The story plods along like the lumbering star of the show, the giant Prometheon, whose every feature has the cumulative look of craggy terrain. A plotless, entertaining connect-the-dots giant-monster extravaganza, The Prometheon is a much-needed chapter in Superman. Not every episode can be nuanced or explorative; if the series is to acknowledge its hero’s lengthy history charting back to the early days of simplified sci-fi monster brawls, then surely another small-scale narrative can be postponed for something so appealing to that raw human desire for spectacle.
Many fans slight this episode not necessarily for its subject matter, but for its lugubrious pace and the absence of any riveting physical confrontation. For me, the appeal lies in the creature’s extensive animation, how every cast shadow across the ravines of his face or bodily craters moves in correspondence to his hulking motions. By nature that this monster is so meticulously animated he is made to fully embody his voluminous physical presence; see Justice League’s Metamorphosis for an example of a giant monster whose monumentality is underplayed by a dearth of detail. He isn’t merely a separate entity squeezed into a preexisting landscape, two different masses of image unconvincingly rubbed against one another. Every step makes the earth tremble and a gust of gravelly smoke emit from the impact.

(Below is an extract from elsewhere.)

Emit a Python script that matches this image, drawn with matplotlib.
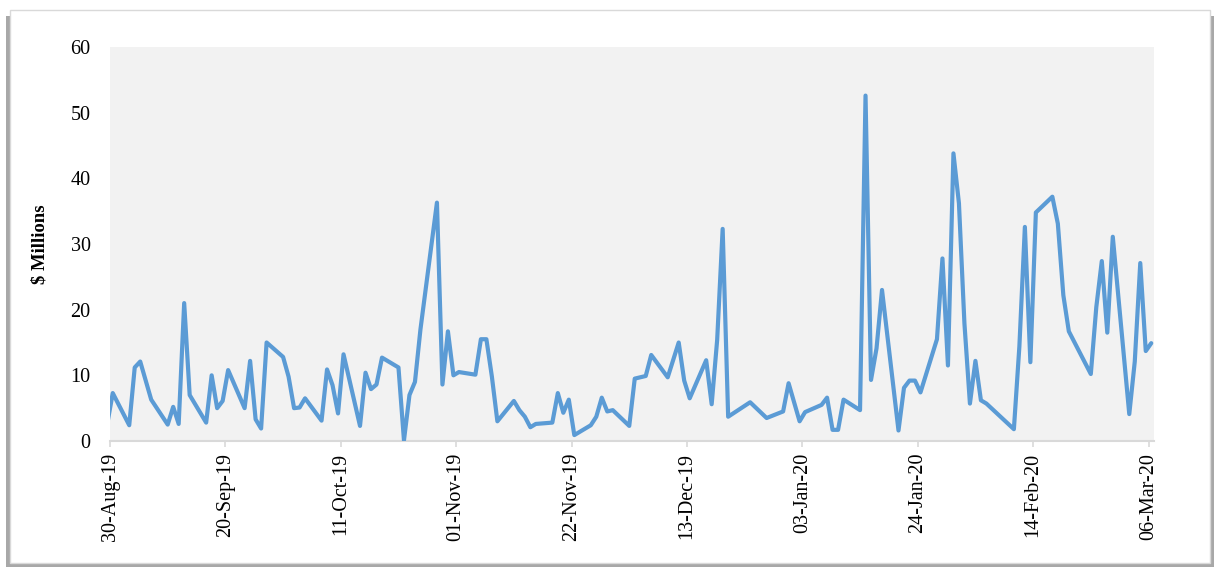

Of course the creature is a tribute to Jack Kirby, whose allegedly gruff personality already has a vessel in Dan Turpin. Hallmarks of Kirby’s dynamic style manifest in the Prometheon’s protruding brow, fluorescent eyes nesting within thick black outlines, and rough, rocky exterior. His defined lower lip is characteristic of all of Kirby’s brutes, from The Hulk to The Thing to everyone in between. The star of The Prometheon is this design, a grueling labor of love that occupies a daunting physical space and hearkens back to a great era in adventure serial comic book art.
Besides this animated feat is a narrative strand that is both referential and foreshadowing, one General Hardcastle who stands for all of the prejudicial political and military higher-ups of Marvel Comics, most recognizably General Ross of The Incredible Hulk. At the same time he is a seemingly isolated homage to yet another element of a typical Kirby comic book tale, he does reappear sparsely throughout the rest of the DC Animated Universe for more complex political commentary on the relationship between superheroes and government. Charles Napier is ideal for the general, drawing out each tangential statement and self-absorbed command with passive-aggressive relish.
I will never understand the popular hatred for The Prometheon. In addition to what I have already mentioned, there are tremendous, stellar set pieces. A subjective glimpse of Metropolis renders it a dazzling dreamlike lightshow, a mirage-like Las Vegas resting amid a dry and desolate landscape. From the monster’s nosedive into the harbor comes a deafening quake that extends the animators’ skill at putting homogenous elemental entities into motion to the foamy tidal wave that comes crashing down on a nearby yacht. The finale is abrupt and thusly concentrates the catharsis into a powerful shot of the alien’s frozen arm reaching out of the reservoir; for whatever reason I find this instantaneous incapacitation an inevitably haunting conclusion.